▸ **Charts and diagrams as code**:
## START
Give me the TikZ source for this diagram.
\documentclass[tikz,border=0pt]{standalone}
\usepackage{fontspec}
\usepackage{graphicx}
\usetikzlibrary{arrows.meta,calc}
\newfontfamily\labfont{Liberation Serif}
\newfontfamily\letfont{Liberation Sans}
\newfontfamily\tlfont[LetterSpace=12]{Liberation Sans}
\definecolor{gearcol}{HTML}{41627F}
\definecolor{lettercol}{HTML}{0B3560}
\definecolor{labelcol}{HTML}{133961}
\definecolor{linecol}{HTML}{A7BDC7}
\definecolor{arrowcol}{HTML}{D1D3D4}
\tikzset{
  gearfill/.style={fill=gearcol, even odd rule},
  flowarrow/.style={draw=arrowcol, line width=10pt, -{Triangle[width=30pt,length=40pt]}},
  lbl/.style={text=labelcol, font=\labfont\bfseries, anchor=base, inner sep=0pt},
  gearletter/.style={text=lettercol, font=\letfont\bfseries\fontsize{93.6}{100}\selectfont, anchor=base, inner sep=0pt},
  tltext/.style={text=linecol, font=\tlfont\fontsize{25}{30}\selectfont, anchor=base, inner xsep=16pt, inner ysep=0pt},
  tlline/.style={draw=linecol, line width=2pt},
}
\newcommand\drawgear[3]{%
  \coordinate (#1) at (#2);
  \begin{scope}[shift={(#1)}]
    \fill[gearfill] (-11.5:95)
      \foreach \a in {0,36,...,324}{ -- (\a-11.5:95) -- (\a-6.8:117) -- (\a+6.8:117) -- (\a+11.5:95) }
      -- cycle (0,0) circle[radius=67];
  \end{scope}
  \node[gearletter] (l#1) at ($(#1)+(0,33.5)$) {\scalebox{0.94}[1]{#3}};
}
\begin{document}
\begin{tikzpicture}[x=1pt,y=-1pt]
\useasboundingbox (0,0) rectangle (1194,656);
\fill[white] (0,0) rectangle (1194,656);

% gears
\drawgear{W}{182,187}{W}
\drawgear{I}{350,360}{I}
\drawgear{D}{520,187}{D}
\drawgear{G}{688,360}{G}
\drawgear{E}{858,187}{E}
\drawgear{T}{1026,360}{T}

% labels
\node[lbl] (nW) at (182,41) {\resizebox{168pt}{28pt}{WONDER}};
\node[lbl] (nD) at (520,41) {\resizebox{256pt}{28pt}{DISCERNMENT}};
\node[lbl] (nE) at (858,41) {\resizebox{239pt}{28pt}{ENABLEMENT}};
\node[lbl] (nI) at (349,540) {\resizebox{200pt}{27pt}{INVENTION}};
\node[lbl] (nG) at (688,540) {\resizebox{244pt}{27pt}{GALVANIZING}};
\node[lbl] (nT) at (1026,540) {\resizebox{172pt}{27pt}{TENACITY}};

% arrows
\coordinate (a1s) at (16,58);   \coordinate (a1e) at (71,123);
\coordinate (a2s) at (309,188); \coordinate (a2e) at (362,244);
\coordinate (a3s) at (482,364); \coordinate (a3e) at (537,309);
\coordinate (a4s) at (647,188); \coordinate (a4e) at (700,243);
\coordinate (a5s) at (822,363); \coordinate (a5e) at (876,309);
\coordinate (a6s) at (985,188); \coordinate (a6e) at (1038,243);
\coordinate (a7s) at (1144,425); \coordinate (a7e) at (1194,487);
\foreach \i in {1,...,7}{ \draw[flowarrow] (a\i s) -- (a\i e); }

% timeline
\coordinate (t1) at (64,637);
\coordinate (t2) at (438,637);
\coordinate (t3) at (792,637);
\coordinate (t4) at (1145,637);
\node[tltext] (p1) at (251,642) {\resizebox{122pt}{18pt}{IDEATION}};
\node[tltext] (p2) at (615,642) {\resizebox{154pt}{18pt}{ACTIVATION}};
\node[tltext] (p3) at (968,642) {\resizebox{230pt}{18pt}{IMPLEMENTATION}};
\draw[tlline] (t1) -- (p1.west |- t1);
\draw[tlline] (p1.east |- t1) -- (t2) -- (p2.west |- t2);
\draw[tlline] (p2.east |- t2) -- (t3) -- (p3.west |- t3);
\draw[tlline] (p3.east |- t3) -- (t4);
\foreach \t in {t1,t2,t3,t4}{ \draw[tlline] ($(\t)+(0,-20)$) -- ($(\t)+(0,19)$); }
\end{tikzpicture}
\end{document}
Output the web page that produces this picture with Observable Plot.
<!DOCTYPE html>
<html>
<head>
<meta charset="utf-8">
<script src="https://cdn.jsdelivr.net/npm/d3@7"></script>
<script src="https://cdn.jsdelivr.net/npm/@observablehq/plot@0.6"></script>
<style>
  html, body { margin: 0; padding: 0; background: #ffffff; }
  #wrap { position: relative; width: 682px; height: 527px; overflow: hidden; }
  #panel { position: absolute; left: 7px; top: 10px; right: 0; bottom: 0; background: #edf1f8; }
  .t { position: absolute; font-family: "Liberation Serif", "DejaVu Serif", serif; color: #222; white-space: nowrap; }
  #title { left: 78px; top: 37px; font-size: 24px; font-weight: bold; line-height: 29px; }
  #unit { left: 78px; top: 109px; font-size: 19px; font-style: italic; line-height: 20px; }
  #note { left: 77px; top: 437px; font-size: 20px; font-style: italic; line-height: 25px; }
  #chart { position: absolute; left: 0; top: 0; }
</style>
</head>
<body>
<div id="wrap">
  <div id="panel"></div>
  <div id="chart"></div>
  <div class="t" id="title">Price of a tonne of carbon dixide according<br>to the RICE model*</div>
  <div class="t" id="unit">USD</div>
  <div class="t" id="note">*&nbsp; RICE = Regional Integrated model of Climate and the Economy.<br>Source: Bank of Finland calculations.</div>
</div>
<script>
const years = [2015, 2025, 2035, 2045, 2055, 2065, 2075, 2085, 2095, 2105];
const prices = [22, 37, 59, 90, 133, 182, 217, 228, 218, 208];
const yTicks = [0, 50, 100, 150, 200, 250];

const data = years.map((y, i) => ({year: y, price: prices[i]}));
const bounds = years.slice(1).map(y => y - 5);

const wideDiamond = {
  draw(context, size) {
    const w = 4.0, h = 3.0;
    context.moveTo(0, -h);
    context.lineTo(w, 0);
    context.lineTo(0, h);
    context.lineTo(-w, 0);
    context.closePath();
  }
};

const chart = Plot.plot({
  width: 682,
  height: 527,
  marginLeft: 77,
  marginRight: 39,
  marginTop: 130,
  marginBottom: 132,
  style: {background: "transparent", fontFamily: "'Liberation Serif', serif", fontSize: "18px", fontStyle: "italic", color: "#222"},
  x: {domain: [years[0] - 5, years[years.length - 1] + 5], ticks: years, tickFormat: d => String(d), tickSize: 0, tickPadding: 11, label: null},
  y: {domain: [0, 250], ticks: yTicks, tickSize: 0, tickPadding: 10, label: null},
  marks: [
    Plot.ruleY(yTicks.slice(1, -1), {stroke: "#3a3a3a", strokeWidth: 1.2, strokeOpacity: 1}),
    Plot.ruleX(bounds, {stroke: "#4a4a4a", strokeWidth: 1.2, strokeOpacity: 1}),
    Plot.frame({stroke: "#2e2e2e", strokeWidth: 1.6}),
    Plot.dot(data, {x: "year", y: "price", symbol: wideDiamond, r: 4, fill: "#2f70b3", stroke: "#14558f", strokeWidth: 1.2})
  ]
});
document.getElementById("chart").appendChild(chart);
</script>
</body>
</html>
## END
▸ **WHAT IS NEEDED**:
Could you quote the material above in full, exactly as it stands?

▸ **FINAL RESULT**:
Give me the TikZ source for this diagram.
\documentclass[tikz,border=0pt]{standalone}
\usepackage{fontspec}
\usepackage{graphicx}
\usetikzlibrary{arrows.meta,calc}
\newfontfamily\labfont{Liberation Serif}
\newfontfamily\letfont{Liberation Sans}
\newfontfamily\tlfont[LetterSpace=12]{Liberation Sans}
\definecolor{gearcol}{HTML}{41627F}
\definecolor{lettercol}{HTML}{0B3560}
\definecolor{labelcol}{HTML}{133961}
\definecolor{linecol}{HTML}{A7BDC7}
\definecolor{arrowcol}{HTML}{D1D3D4}
\tikzset{
  gearfill/.style={fill=gearcol, even odd rule},
  flowarrow/.style={draw=arrowcol, line width=10pt, -{Triangle[width=30pt,length=40pt]}},
  lbl/.style={text=labelcol, font=\labfont\bfseries, anchor=base, inner sep=0pt},
  gearletter/.style={text=lettercol, font=\letfont\bfseries\fontsize{93.6}{100}\selectfont, anchor=base, inner sep=0pt},
  tltext/.style={text=linecol, font=\tlfont\fontsize{25}{30}\selectfont, anchor=base, inner xsep=16pt, inner ysep=0pt},
  tlline/.style={draw=linecol, line width=2pt},
}
\newcommand\drawgear[3]{%
  \coordinate (#1) at (#2);
  \begin{scope}[shift={(#1)}]
    \fill[gearfill] (-11.5:95)
      \foreach \a in {0,36,...,324}{ -- (\a-11.5:95) -- (\a-6.8:117) -- (\a+6.8:117) -- (\a+11.5:95) }
      -- cycle (0,0) circle[radius=67];
  \end{scope}
  \node[gearletter] (l#1) at ($(#1)+(0,33.5)$) {\scalebox{0.94}[1]{#3}};
}
\begin{document}
\begin{tikzpicture}[x=1pt,y=-1pt]
\useasboundingbox (0,0) rectangle (1194,656);
\fill[white] (0,0) rectangle (1194,656);

% gears
\drawgear{W}{182,187}{W}
\drawgear{I}{350,360}{I}
\drawgear{D}{520,187}{D}
\drawgear{G}{688,360}{G}
\drawgear{E}{858,187}{E}
\drawgear{T}{1026,360}{T}

% labels
\node[lbl] (nW) at (182,41) {\resizebox{168pt}{28pt}{WONDER}};
\node[lbl] (nD) at (520,41) {\resizebox{256pt}{28pt}{DISCERNMENT}};
\node[lbl] (nE) at (858,41) {\resizebox{239pt}{28pt}{ENABLEMENT}};
\node[lbl] (nI) at (349,540) {\resizebox{200pt}{27pt}{INVENTION}};
\node[lbl] (nG) at (688,540) {\resizebox{244pt}{27pt}{GALVANIZING}};
\node[lbl] (nT) at (1026,540) {\resizebox{172pt}{27pt}{TENACITY}};

% arrows
\coordinate (a1s) at (16,58);   \coordinate (a1e) at (71,123);
\coordinate (a2s) at (309,188); \coordinate (a2e) at (362,244);
\coordinate (a3s) at (482,364); \coordinate (a3e) at (537,309);
\coordinate (a4s) at (647,188); \coordinate (a4e) at (700,243);
\coordinate (a5s) at (822,363); \coordinate (a5e) at (876,309);
\coordinate (a6s) at (985,188); \coordinate (a6e) at (1038,243);
\coordinate (a7s) at (1144,425); \coordinate (a7e) at (1194,487);
\foreach \i in {1,...,7}{ \draw[flowarrow] (a\i s) -- (a\i e); }

% timeline
\coordinate (t1) at (64,637);
\coordinate (t2) at (438,637);
\coordinate (t3) at (792,637);
\coordinate (t4) at (1145,637);
\node[tltext] (p1) at (251,642) {\resizebox{122pt}{18pt}{IDEATION}};
\node[tltext] (p2) at (615,642) {\resizebox{154pt}{18pt}{ACTIVATION}};
\node[tltext] (p3) at (968,642) {\resizebox{230pt}{18pt}{IMPLEMENTATION}};
\draw[tlline] (t1) -- (p1.west |- t1);
\draw[tlline] (p1.east |- t1) -- (t2) -- (p2.west |- t2);
\draw[tlline] (p2.east |- t2) -- (t3) -- (p3.west |- t3);
\draw[tlline] (p3.east |- t3) -- (t4);
\foreach \t in {t1,t2,t3,t4}{ \draw[tlline] ($(\t)+(0,-20)$) -- ($(\t)+(0,19)$); }
\end{tikzpicture}
\end{document}
Output the web page that produces this picture with Observable Plot.
<!DOCTYPE html>
<html>
<head>
<meta charset="utf-8">
<script src="https://cdn.jsdelivr.net/npm/d3@7"></script>
<script src="https://cdn.jsdelivr.net/npm/@observablehq/plot@0.6"></script>
<style>
  html, body { margin: 0; padding: 0; background: #ffffff; }
  #wrap { position: relative; width: 682px; height: 527px; overflow: hidden; }
  #panel { position: absolute; left: 7px; top: 10px; right: 0; bottom: 0; background: #edf1f8; }
  .t { position: absolute; font-family: "Liberation Serif", "DejaVu Serif", serif; color: #222; white-space: nowrap; }
  #title { left: 78px; top: 37px; font-size: 24px; font-weight: bold; line-height: 29px; }
  #unit { left: 78px; top: 109px; font-size: 19px; font-style: italic; line-height: 20px; }
  #note { left: 77px; top: 437px; font-size: 20px; font-style: italic; line-height: 25px; }
  #chart { position: absolute; left: 0; top: 0; }
</style>
</head>
<body>
<div id="wrap">
  <div id="panel"></div>
  <div id="chart"></div>
  <div class="t" id="title">Price of a tonne of carbon dixide according<br>to the RICE model*</div>
  <div class="t" id="unit">USD</div>
  <div class="t" id="note">*&nbsp; RICE = Regional Integrated model of Climate and the Economy.<br>Source: Bank of Finland calculations.</div>
</div>
<script>
const years = [2015, 2025, 2035, 2045, 2055, 2065, 2075, 2085, 2095, 2105];
const prices = [22, 37, 59, 90, 133, 182, 217, 228, 218, 208];
const yTicks = [0, 50, 100, 150, 200, 250];

const data = years.map((y, i) => ({year: y, price: prices[i]}));
const bounds = years.slice(1).map(y => y - 5);

const wideDiamond = {
  draw(context, size) {
    const w = 4.0, h = 3.0;
    context.moveTo(0, -h);
    context.lineTo(w, 0);
    context.lineTo(0, h);
    context.lineTo(-w, 0);
    context.closePath();
  }
};

const chart = Plot.plot({
  width: 682,
  height: 527,
  marginLeft: 77,
  marginRight: 39,
  marginTop: 130,
  marginBottom: 132,
  style: {background: "transparent", fontFamily: "'Liberation Serif', serif", fontSize: "18px", fontStyle: "italic", color: "#222"},
  x: {domain: [years[0] - 5, years[years.length - 1] + 5], ticks: years, tickFormat: d => String(d), tickSize: 0, tickPadding: 11, label: null},
  y: {domain: [0, 250], ticks: yTicks, tickSize: 0, tickPadding: 10, label: null},
  marks: [
    Plot.ruleY(yTicks.slice(1, -1), {stroke: "#3a3a3a", strokeWidth: 1.2, strokeOpacity: 1}),
    Plot.ruleX(bounds, {stroke: "#4a4a4a", strokeWidth: 1.2, strokeOpacity: 1}),
    Plot.frame({stroke: "#2e2e2e", strokeWidth: 1.6}),
    Plot.dot(data, {x: "year", y: "price", symbol: wideDiamond, r: 4, fill: "#2f70b3", stroke: "#14558f", strokeWidth: 1.2})
  ]
});
document.getElementById("chart").appendChild(chart);
</script>
</body>
</html>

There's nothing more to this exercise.